=== The exercise ===
Find how many lines contain the word "matplotlib" and state that number alone.

============================================================

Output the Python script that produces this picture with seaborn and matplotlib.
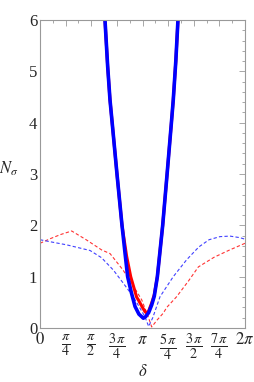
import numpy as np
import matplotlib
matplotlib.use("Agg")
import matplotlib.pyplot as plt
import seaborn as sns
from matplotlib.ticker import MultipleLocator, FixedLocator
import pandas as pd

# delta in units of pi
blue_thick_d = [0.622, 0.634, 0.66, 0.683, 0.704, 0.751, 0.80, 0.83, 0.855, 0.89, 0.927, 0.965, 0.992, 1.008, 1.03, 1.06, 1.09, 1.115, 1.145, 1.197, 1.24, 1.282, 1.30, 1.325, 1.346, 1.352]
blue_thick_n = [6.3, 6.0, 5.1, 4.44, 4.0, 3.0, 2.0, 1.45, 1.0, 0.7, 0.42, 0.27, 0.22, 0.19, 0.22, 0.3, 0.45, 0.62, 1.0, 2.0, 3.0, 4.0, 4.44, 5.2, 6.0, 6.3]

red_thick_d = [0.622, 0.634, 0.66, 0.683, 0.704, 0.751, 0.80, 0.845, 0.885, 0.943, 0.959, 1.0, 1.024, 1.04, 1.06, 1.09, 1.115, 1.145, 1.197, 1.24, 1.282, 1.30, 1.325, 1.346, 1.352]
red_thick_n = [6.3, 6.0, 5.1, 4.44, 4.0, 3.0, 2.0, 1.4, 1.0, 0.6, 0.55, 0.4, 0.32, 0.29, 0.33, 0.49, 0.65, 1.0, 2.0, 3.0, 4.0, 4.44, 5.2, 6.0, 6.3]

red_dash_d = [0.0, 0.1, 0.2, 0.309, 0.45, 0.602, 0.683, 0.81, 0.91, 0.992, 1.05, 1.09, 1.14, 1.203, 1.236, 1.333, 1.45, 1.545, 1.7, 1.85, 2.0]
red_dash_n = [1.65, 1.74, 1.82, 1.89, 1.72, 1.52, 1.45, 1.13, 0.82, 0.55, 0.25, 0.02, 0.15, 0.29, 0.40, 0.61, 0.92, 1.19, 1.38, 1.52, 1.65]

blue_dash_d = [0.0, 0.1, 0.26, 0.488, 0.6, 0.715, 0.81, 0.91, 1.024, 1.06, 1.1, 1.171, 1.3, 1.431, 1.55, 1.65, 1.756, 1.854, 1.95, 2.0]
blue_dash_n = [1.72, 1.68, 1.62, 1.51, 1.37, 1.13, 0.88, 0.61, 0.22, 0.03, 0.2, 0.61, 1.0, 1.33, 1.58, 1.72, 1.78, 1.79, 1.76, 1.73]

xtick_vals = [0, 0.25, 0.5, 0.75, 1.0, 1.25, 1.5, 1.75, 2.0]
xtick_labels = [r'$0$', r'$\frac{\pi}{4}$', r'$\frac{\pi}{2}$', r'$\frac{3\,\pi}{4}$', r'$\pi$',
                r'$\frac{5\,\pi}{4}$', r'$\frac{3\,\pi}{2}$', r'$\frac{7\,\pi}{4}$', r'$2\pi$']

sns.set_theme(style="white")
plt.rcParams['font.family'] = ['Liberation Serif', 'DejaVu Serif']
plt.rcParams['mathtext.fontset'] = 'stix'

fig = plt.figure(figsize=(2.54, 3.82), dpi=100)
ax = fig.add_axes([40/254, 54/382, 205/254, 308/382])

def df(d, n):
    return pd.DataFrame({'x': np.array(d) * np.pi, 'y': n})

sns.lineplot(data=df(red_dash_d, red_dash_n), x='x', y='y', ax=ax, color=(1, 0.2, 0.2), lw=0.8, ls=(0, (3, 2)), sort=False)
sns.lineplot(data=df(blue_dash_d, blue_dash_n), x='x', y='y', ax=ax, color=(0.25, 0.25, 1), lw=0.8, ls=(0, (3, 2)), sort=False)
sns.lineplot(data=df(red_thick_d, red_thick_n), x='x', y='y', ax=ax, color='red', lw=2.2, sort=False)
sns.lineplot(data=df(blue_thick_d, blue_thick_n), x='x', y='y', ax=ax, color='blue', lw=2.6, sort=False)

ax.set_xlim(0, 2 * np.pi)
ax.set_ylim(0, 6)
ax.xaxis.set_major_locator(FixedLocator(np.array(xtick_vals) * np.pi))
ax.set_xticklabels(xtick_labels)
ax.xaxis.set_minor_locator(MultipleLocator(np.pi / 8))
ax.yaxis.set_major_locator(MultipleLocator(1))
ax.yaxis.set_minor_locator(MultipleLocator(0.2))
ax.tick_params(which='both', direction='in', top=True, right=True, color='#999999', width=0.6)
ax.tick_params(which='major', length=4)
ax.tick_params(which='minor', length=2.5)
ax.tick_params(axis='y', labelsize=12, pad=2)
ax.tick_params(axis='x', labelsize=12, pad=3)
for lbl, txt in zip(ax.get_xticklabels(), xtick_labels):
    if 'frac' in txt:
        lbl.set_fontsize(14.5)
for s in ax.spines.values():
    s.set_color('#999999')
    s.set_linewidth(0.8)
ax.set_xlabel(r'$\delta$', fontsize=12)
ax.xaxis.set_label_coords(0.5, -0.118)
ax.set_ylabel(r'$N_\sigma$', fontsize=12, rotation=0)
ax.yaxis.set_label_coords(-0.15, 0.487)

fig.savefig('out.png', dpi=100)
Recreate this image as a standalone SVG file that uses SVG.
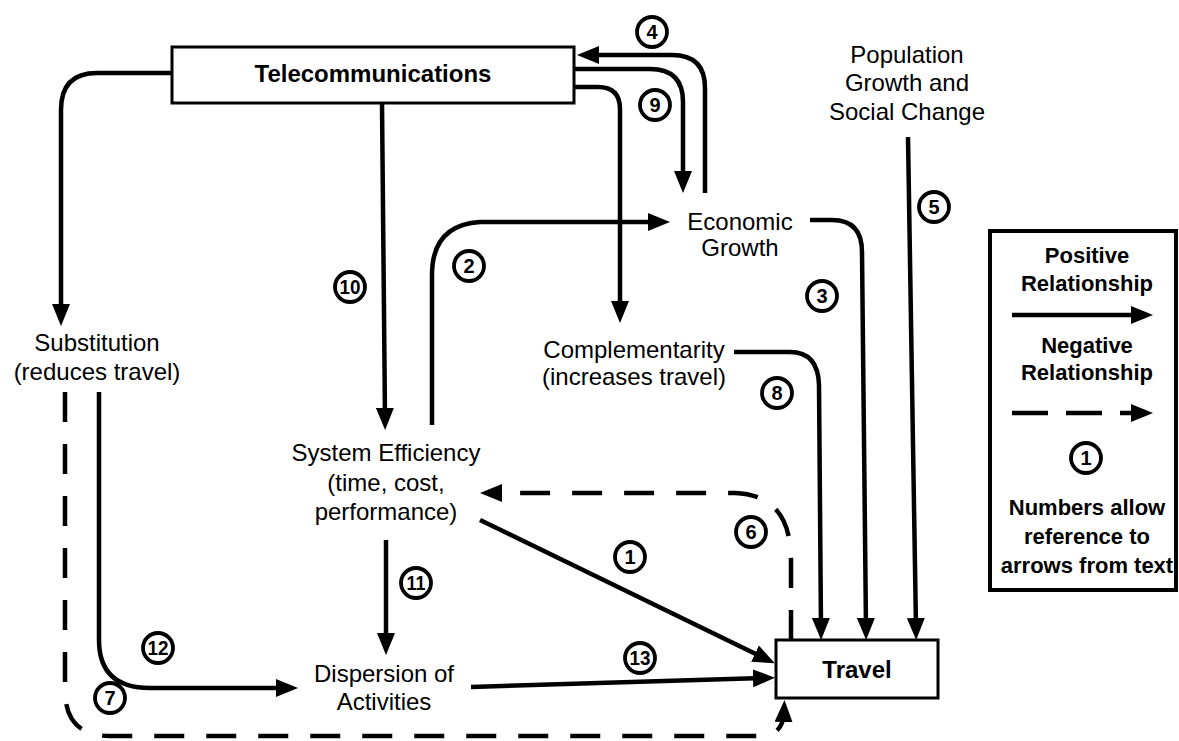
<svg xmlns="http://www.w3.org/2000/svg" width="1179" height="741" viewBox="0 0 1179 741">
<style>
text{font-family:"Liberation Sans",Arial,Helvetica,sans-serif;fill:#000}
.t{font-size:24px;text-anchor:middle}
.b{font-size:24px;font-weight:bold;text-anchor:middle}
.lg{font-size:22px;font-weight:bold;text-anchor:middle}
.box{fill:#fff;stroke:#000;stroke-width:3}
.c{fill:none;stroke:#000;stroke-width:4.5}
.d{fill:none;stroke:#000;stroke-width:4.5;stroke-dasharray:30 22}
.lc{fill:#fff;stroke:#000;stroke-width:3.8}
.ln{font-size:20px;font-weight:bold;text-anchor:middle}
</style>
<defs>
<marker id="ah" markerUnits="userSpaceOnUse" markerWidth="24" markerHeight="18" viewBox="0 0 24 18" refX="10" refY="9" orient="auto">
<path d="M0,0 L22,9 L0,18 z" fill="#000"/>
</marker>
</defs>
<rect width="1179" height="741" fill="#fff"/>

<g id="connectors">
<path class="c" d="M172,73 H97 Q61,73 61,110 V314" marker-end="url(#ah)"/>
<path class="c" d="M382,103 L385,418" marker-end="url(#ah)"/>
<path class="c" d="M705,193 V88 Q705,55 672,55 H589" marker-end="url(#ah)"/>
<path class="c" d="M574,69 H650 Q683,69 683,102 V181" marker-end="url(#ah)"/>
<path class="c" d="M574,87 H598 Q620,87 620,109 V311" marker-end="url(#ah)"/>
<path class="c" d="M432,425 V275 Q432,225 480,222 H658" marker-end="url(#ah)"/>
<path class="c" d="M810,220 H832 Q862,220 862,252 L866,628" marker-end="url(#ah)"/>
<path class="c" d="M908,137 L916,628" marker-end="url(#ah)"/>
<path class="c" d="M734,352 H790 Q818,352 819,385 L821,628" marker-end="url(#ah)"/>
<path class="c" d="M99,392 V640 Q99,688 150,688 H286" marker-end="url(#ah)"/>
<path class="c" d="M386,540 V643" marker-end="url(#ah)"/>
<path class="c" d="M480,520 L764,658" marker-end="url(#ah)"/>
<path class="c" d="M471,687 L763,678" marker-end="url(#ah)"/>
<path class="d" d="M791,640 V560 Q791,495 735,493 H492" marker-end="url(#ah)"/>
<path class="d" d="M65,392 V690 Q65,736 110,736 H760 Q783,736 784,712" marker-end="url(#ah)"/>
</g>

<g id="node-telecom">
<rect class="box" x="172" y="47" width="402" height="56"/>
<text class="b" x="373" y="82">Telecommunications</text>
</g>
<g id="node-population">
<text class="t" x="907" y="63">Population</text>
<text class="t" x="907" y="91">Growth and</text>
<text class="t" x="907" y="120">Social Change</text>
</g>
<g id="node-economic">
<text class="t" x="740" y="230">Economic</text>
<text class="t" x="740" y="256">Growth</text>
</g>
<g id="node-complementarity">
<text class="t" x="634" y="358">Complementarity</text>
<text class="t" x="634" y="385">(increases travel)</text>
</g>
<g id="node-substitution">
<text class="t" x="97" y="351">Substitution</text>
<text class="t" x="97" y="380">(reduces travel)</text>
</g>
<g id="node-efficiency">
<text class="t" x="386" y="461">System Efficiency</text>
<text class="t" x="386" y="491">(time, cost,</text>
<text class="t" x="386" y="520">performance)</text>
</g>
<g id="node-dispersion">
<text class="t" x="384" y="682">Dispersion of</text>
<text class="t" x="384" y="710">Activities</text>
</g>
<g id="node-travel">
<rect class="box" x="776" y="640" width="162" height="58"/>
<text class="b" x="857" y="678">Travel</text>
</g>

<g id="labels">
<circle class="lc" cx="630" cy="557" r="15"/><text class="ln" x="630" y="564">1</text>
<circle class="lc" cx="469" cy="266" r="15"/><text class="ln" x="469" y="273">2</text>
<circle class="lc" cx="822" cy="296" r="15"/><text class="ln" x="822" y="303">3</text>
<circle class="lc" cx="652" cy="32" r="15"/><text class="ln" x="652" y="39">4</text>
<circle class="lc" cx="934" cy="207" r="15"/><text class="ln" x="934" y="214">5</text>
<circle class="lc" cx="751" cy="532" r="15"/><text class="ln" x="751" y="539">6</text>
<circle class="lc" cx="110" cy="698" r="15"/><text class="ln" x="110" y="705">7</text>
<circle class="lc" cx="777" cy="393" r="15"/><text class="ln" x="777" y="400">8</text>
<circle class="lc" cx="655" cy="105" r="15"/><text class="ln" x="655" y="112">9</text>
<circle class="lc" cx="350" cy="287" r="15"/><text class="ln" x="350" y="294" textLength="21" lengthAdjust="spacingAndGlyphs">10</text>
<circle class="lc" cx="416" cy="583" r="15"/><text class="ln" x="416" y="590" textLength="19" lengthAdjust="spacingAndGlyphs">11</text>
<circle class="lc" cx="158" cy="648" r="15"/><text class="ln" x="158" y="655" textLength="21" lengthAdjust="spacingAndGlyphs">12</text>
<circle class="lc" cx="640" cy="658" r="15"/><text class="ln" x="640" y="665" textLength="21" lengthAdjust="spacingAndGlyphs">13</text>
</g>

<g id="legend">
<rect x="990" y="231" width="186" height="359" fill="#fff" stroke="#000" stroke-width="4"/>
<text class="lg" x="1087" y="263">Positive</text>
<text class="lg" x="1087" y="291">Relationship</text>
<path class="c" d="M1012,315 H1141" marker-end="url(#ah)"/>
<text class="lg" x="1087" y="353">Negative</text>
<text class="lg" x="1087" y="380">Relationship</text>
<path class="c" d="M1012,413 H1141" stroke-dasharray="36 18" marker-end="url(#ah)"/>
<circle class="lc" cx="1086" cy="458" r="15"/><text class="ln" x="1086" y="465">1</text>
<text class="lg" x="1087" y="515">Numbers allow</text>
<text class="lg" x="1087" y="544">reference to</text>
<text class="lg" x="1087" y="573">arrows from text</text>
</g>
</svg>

============================================================

=== The completed task ===
5